(Exercise description): Find the lines with "matplotlib" in them and copy them out.

(Data):
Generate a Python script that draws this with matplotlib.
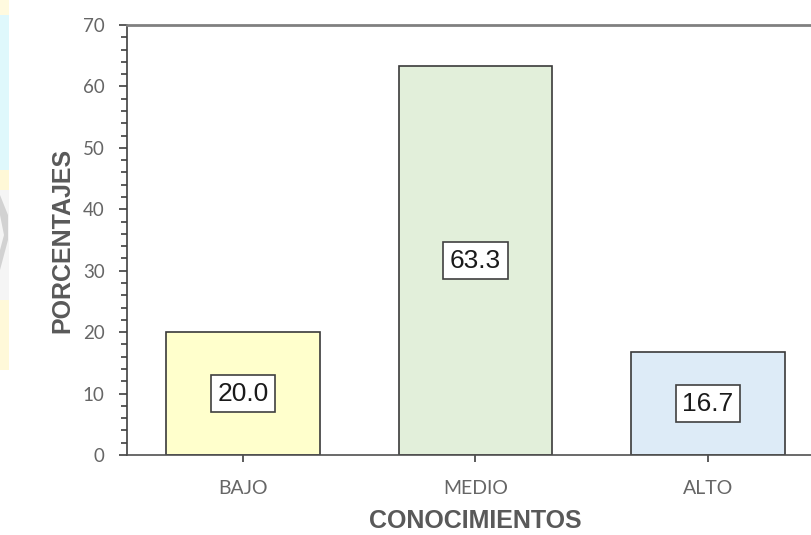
import matplotlib.pyplot as plt
import matplotlib.patches as mpatches
from matplotlib.ticker import MultipleLocator
import numpy as np

# datos del grafico
niveles = ["BAJO", "MEDIO", "ALTO"]
porcentajes = [20.0, 63.3, 16.7]
colores = ["#FFFFCC", "#E2EFDA", "#DDEBF7"]

W, H = 812, 535
fig = plt.figure(figsize=(W / 100, H / 100), dpi=100)
ax = fig.add_axes([127 / W, 80 / H, 697 / W, 430 / H])

x = np.arange(len(niveles))
barras = ax.bar(x, porcentajes, width=0.66, color=colores,
                edgecolor="#3a3a3a", linewidth=1.2, zorder=2)

# etiquetas con el valor dentro de cada barra
for b, v in zip(barras, porcentajes):
    ax.text(b.get_x() + b.get_width() / 2, v / 2, "%.1f" % v,
            ha="center", va="center", fontsize=19, color="#1a1a1a",
            family="Liberation Sans", zorder=3,
            bbox=dict(boxstyle="square,pad=0.25", fc="white",
                      ec="#404040", lw=1.2))

ax.set_xlim(-0.5, 2.5)
ax.set_ylim(0, 70)
ax.set_xticks(x)
ax.set_xticklabels(niveles, family="Lato", fontsize=14, color="#666666")
ax.yaxis.set_major_locator(MultipleLocator(10))
ax.yaxis.set_minor_locator(MultipleLocator(2))
for t in ax.get_yticklabels():
    t.set_family("Lato")
    t.set_fontsize(13.5)
    t.set_color("#666666")

ax.tick_params(axis="y", which="major", length=6, width=1.2, color="#404040", pad=10)
ax.tick_params(axis="y", which="minor", length=4, width=1.2, color="#404040")
ax.tick_params(axis="x", length=5, width=1.2, color="#404040", pad=13)

ax.spines["right"].set_visible(False)
ax.spines["top"].set_color("#808080")
ax.spines["top"].set_linewidth(2)
ax.spines["left"].set_color("#404040")
ax.spines["left"].set_linewidth(1.2)
ax.spines["bottom"].set_color("#505050")
ax.spines["bottom"].set_linewidth(1.2)

ax.set_ylabel("PORCENTAJES", family="Liberation Sans", fontsize=18,
              fontweight="bold", color="#595959", labelpad=6)
ax.set_xlabel("CONOCIMIENTOS", family="Liberation Sans", fontsize=18,
              fontweight="bold", color="#595959", labelpad=9)

# marca de agua en el borde izquierdo
def franja(y0, y1, color, alpha):
    fig.add_artist(mpatches.Rectangle((0, (H - y1) / H), 9 / W, (y1 - y0) / H,
                                      transform=fig.transFigure, fc=color,
                                      ec="none", alpha=alpha))

franja(0, 15, "#FFF3B0", 0.4)
franja(15, 170, "#D2F6FB", 0.7)
franja(170, 190, "#FFF3B0", 0.5)
franja(190, 300, "#F2F2F2", 0.7)
franja(300, 370, "#FFF6C0", 0.6)
fig.add_artist(mpatches.Polygon(
    [(0, (H - 195) / H), (8 / W, (H - 215) / H), (8 / W, (H - 240) / H),
     (0, (H - 270) / H), (0, (H - 250) / H), (4 / W, (H - 235) / H), (0, (H - 215) / H)],
    closed=True, transform=fig.transFigure, fc="#C4C4C4", ec="none", alpha=0.7))

fig.savefig("out.png", dpi=100)
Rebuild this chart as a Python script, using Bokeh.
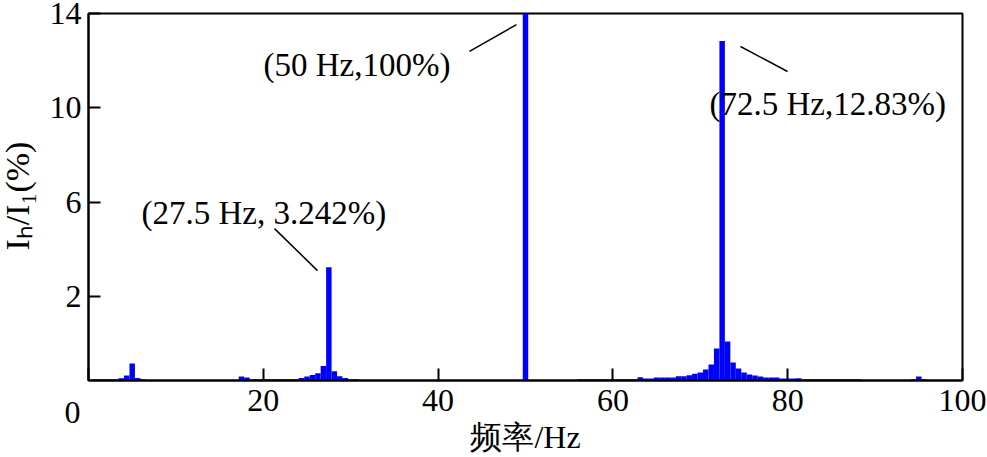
import math
from bokeh.plotting import figure
from bokeh.models import Range1d, FixedTicker, Label, ColumnDataSource
from bokeh.embed import file_html
from bokeh.resources import INLINE

# ---------------- data ----------------
# spectrum bins (Hz) and bar tops in axis units of I_h/I_1 (%)
freq_hz = [
    0.625, 1.25, 1.875, 2.5, 3.125, 3.75, 4.375, 5.0, 5.625, 6.25,
    17.5, 18.125, 18.75, 19.375, 20.0, 20.625, 21.25, 21.875, 22.5, 23.125, 23.75,
    24.375, 25.0, 25.625, 26.25, 26.875, 27.5, 28.125, 28.75, 29.375, 30.0, 30.625,
    50.0,
    56.25, 56.875, 57.5, 58.125, 58.75, 59.375, 60.0, 60.625, 61.25, 61.875, 62.5,
    63.125, 63.75, 64.375, 65.0, 65.625, 66.25, 66.875, 67.5, 68.125, 68.75,
    69.375, 70.0, 70.625, 71.25, 71.875, 72.5, 73.125, 73.75, 74.375, 75.0,
    75.625, 76.25, 76.875, 77.5, 78.125, 78.75, 79.375, 80.0, 80.625, 81.25,
    81.875, 82.5, 83.125, 83.75, 84.375, 85.0, 85.625, 86.25, 86.875, 87.5, 88.125,
    94.375, 95.0, 95.625,
]
ratio_pct = [
    -1.505, -1.505, -1.505, -1.505, -1.505, -1.462, -1.348, -0.839, -1.454, -1.505,
    -1.39, -1.433, -1.505, -1.505, -1.505, -1.505, -1.505, -1.505, -1.505, -1.505, -1.505,
    -1.45, -1.39, -1.323, -1.25, -0.941, 3.242, -1.166, -1.378, -1.45, -1.505, -1.505,
    100.0,
    -1.505, -1.505, -1.505, -1.505, -1.505, -1.505, -1.505, -1.505, -1.505, -1.505, -1.505,
    -1.42, -1.475, -1.475, -1.433, -1.433, -1.433, -1.433, -1.378, -1.378, -1.335,
    -1.276, -1.221, -1.094, -0.881, -0.203, 12.83, 0.094, -0.797, -1.051, -1.221,
    -1.306, -1.348, -1.39, -1.433, -1.433, -1.433, -1.475, -1.475, -1.475, -1.462,
    -1.505, -1.505, -1.505, -1.505, -1.505, -1.505, -1.505, -1.505, -1.505, -1.505, -1.505,
    -1.505, -1.39, -1.505,
]
bin_width_hz = 0.625

x_ticks = [0, 20, 40, 60, 80, 100]
y_ticks = [2, 6, 10, 14]

x_title = "频率/Hz"
y_title = "Iₕ/I₁(%)"
peak_labels = ["(50 Hz,100%)", "(72.5 Hz,12.83%)", "(27.5 Hz, 3.242%)"]

# ---------------- layout / style ----------------
Y_FLOOR = -1.56
SERIF = "Liberation Serif"
BLUE = "#0000FF"

src = ColumnDataSource(dict(
    f=freq_hz,
    top=ratio_pct,
    bottom=[Y_FLOOR] * len(freq_hz),
))

p = figure(
    width=987, height=457,
    output_backend="svg", toolbar_location=None,
    x_range=Range1d(0, 100), y_range=Range1d(Y_FLOOR, 14),
    min_border_left=88, min_border_right=25,
    min_border_top=13, min_border_bottom=77,
)
p.background_fill_color = "white"
p.border_fill_color = None
p.outline_line_color = "black"
p.outline_line_width = 2
p.xgrid.visible = False
p.ygrid.visible = False

p.vbar(x="f", width=bin_width_hz, top="top", bottom="bottom", source=src,
       fill_color=BLUE, line_color=None)

for ax in (p.xaxis[0], p.yaxis[0]):
    ax.axis_line_color = "black"
    ax.axis_line_width = 2
    ax.major_tick_line_color = "black"
    ax.major_tick_line_width = 2
    ax.major_tick_in = 12
    ax.major_tick_out = 0
    ax.minor_tick_line_color = None
    ax.major_label_text_font = SERIF
    ax.major_label_text_font_size = "32px"
    ax.major_label_text_color = "black"

p.xaxis[0].ticker = FixedTicker(ticks=x_ticks)
p.xaxis[0].major_label_overrides = {0: ""}
p.xaxis[0].major_label_standoff = 9
p.xaxis[0].axis_label = x_title
p.xaxis[0].axis_label_text_font = SERIF
p.xaxis[0].axis_label_text_font_size = "32px"
p.xaxis[0].axis_label_text_font_style = "normal"
p.xaxis[0].axis_label_text_color = "black"
p.xaxis[0].axis_label_standoff = 5

p.yaxis[0].ticker = FixedTicker(ticks=y_ticks)
p.yaxis[0].major_label_standoff = 7

# texts outside the frame: placed in side panels (not clipped), canvas coordinates
# shared corner "0"
p.add_layout(Label(x=72, y=412, x_units="canvas", y_units="canvas", text=str(x_ticks[0]),
                   text_font=SERIF, text_font_size="32px", text_align="center",
                   text_baseline="alphabetic", text_color="black", level="overlay"), "right")

# y-axis title, rotated
p.add_layout(Label(x=17, y=250, x_units="canvas", y_units="canvas", text=y_title,
                   angle=math.pi / 2, text_font=SERIF, text_font_size="34px",
                   text_align="left", text_baseline="alphabetic", text_color="black",
                   level="overlay"), "left")

# peak annotations (text + leader lines), in data coordinates
label_pos = [(20.02, 11.80), (71.05, 10.18), (6.06, 5.56)]
for txt, (lx, ly) in zip(peak_labels, label_pos):
    p.add_layout(Label(x=lx, y=ly, text=txt, text_font=SERIF, text_font_size="33px",
                       text_align="left", text_baseline="alphabetic", text_color="black"))

p.segment(x0=[43.59, 74.6, 21.28], y0=[12.39, 12.60, 4.88],
          x1=[48.97, 79.98, 26.2], y1=[13.53, 11.54, 3.10],
          line_color="black", line_width=1.5)

open("out.html", "w").write(file_html(p, INLINE))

(Exercise result):
Generate a Python script that draws this with matplotlib.
import matplotlib.pyplot as plt
import matplotlib.patches as mpatches
from matplotlib.ticker import MultipleLocator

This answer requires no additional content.